Cruncher is an application that crawls over TechCrunch informations about posts, stores data about authors, articles and provides a web API to consume it.
Why? This is a challenge for Cheesecake Labs. Because I love this company and I need this job :)
This is my first real project with Django and Django REST Framework, including applying DevOps during the process. I tried to follow the recommendations and best practices available on the Internet and the documentations. Here are some considerations:
- I need improve the front-end.
- Digital Ocean is a big jerk sometimes, but work as well.

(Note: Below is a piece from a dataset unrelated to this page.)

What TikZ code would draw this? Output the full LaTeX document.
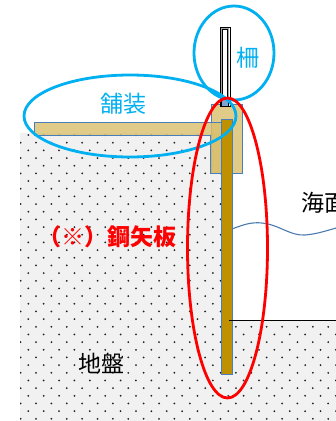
\documentclass[tikz,border=0pt]{standalone}
\usepackage{fontspec}
\newfontfamily\jp{Noto Sans CJK JP}
\definecolor{callout}{HTML}{00B0F0}
\definecolor{pavetan}{HTML}{DAC06E}
\definecolor{pilegold}{HTML}{BF9000}
\definecolor{edgeblue}{HTML}{4A7EBB}
\definecolor{soilbg}{HTML}{F1F1F1}
\definecolor{soildot}{HTML}{222222}
\definecolor{waveblue}{HTML}{4A7AAE}
\tikzset{
  part/.style={draw=edgeblue, line width=0.9pt},
  tanpart/.style={part, fill=pavetan, fill opacity=0.82},
  ring/.style={line width=2.8pt},
  jplabel/.style={font=\jp\fontsize{23}{23}\selectfont, inner sep=0pt},
}
\begin{document}
\begin{tikzpicture}[x=1pt,y=-1pt]
\useasboundingbox (0,0) rectangle (336,421);
\clip (0,0) rectangle (336,421);

% ground: dotted soil on both sides of the sheet pile
\begin{scope}
  \clip (20,133) rectangle (226,421) (226,320) rectangle (336,421);
  \fill[soilbg] (20,133) rectangle (336,421);
  \foreach \n in {-1,...,36} {
    \pgfmathsetmacro\yy{142.7+7.67*\n}
    \pgfmathsetmacro\xs{isodd(\n)?28.31:36}
    \foreach \k in {-2,...,20} {
      \fill[soildot] ({\xs+15.38*\k},\yy) circle[radius=1pt];
    }
  }
\end{scope}

% coping block on top of the pile
\draw[tanpart] (211,104) rectangle (242,173);
% pavement slab (L-shaped where it meets the coping)
\draw[tanpart] (34,122) -- (227,122) -- (227,173) -- (210,173) -- (210,135) -- (34,135) -- cycle;
% steel sheet pile
\draw[part, fill=pilegold] (221,119) rectangle (232,374);

% fence post
\draw[black, line width=0.8pt, fill=white] (220,27) rectangle (230,106);
\fill[gray!70] (221.3,28.3) rectangle (228.7,104.7);
\draw[black, line width=0.6pt, fill=white] (222.6,29.6) rectangle (227.4,103.4);
\draw[black, line width=0.6pt, fill=edgeblue!70] (221.5,99) rectangle (228.5,106);

% sea surface and sea bed
\coordinate (waveStart) at (232,229);
\coordinate (waveEnd) at (340,227);
\draw[waveblue, line width=1.1pt] (waveStart) .. controls (245,224) and (252,222) .. (262,223)
  .. controls (280,225) and (290,236) .. (305,235)
  .. controls (318,234) and (328,230) .. (waveEnd);
\coordinate (bedStart) at (229,320);
\coordinate (bedEnd) at (336,320);
\draw[black, line width=1pt] (bedStart) -- (bedEnd);

% callout ellipses
\draw[callout, ring] (234,53) ellipse [x radius=40pt, y radius=47pt];
\draw[callout, ring] (130,116) ellipse [x radius=106pt, y radius=41pt];
\draw[red, ring] (227.5,248) ellipse [x radius=40pt, y radius=150pt];

% labels
\node[jplabel, text=callout] (fenceLabel) at (248,58) {柵};
\node[jplabel, text=callout] (paveLabel) at (123,104) {舗装};
\node[jplabel, text=red, font=\jp\bfseries\fontsize{23}{23}\selectfont] (pileLabel) at (107.5,237) {（※）鋼矢板};
\node[jplabel, anchor=west] (seaLabel) at (301,203) {海面};
\node[jplabel] (soilLabel) at (101,363) {地盤};
\end{tikzpicture}
\end{document}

- Improve production deployment. It's my first time with DO.
- Write more tests.
- Collect more data with the crawler.
The production API endpoint can be consumed at cruncher.oclubecast.com/api/v1/
.
Here are the GETs:
/api/v1/authors/
: get all the authors paginated./api/v1/authors/<id>
: get details on one author./api/v1/articles/
: get all the articles paginated./api/v1/articles/<id>
: get details on one article.
Here's a list of softwares, libraries and servicesused in this project:
- Digital Ocean
- Docker
- docker-compose
- NGINX
- Django
- Django REST Framework
- Gunicorn
- coverage
- PostgreSQL
- psycopg2
- Scrapy
As Freddie Mercury used to say... "It's so eaaaasy" - Understanders will understand. But you need a Docker and Docker-Compose installed.
Repository clone:
git clone https://github.com/perylemke/cruncher
cd cruncher
Run docker-compose to build and migrate Django models:
docker-compose build
docker-compose up -d
docker-compose run web python manage.py makemigrations
docker-compose run web python manage.py migrate
Run the crawler (here with 100 requests limit):
docker-compose run scrap scrapy crawl cruncher --set CLOSESPIDER_PAGECOUNT=100
You're ready to go! Consume the API at http://localhost:8000/api/v1/
.
Now Cruncher is not more in production. Clone this repository and DO IT! :)